In: Accounting
Question: Determining bond prices
Bond prices depend on the market rate of interest, stated rate of interest, and time.
Determine whether the following bonds payable will be issued at face value, at a
premium, or at a discount:
a. The market interest rate is 8%. Idaho issues bonds payable with a stated rate
of 7.75%.
b. Austin issued 9% bonds payable when the market interest rate was 8.25%.
c. Cleveland’s Cars issued 10% bonds when the market interest rate was 10%.
d. Atlanta’s Tourism issued bonds payable that pay the stated interest rate of 8.5%. At
issuance, the market interest rate was 10.25%.
Step 1: Definition of bonds payable issue at a discount
The bonds payable issued at a discount means when the bonds are issued at less than the market interest rate.
Step 2: Issue the bonds payable
a. In this case, the bond is issued at a discount because the market interest rate of the bonds payable is greater than the stated bond rate. Hence, the bonds payable is issued at a discount.

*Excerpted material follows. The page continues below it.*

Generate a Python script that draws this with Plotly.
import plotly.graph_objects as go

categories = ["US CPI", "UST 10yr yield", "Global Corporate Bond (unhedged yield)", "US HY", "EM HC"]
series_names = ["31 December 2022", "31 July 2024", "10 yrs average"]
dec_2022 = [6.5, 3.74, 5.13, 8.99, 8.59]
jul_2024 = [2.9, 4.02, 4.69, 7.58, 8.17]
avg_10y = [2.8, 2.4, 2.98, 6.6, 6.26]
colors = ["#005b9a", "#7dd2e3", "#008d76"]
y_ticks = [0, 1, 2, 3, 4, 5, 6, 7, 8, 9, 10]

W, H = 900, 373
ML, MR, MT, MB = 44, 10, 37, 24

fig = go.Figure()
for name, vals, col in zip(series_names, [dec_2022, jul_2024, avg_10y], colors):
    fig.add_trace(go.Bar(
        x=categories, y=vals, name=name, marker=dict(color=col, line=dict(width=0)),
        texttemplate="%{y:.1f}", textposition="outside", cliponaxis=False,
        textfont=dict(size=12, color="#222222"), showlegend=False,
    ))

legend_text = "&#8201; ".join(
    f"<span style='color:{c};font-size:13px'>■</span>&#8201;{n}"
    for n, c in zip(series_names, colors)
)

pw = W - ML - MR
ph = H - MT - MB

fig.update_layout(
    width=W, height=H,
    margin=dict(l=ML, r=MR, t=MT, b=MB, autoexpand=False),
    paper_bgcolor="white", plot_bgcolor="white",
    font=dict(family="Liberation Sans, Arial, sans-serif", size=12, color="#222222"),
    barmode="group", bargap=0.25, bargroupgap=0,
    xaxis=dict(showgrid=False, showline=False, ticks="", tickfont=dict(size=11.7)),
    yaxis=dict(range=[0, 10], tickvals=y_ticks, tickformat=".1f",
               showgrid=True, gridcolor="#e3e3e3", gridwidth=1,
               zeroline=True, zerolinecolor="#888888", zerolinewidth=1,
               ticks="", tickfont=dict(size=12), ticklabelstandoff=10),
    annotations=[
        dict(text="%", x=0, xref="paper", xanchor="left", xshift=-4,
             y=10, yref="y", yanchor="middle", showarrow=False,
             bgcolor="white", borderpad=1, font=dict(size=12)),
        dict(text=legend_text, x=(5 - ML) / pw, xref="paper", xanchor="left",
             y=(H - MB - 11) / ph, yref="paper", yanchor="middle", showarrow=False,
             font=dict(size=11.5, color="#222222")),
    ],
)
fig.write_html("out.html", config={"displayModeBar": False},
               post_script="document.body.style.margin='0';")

b. In this case, the bonds are issued at a premium because the stated interest rate is greater than the market interest.
c. In this case, the bonds are issued at face value because the market interest rate and the stated interest rate are the same. Hence the bonds payable is issued at face value.
d. In this case, the bonds payable is issued at a discount because the stated interest rate is less than the market interest rate. Hence, the bonds payable is issued at a discount.
The face value of the bonds means the value at which the bonds are issued.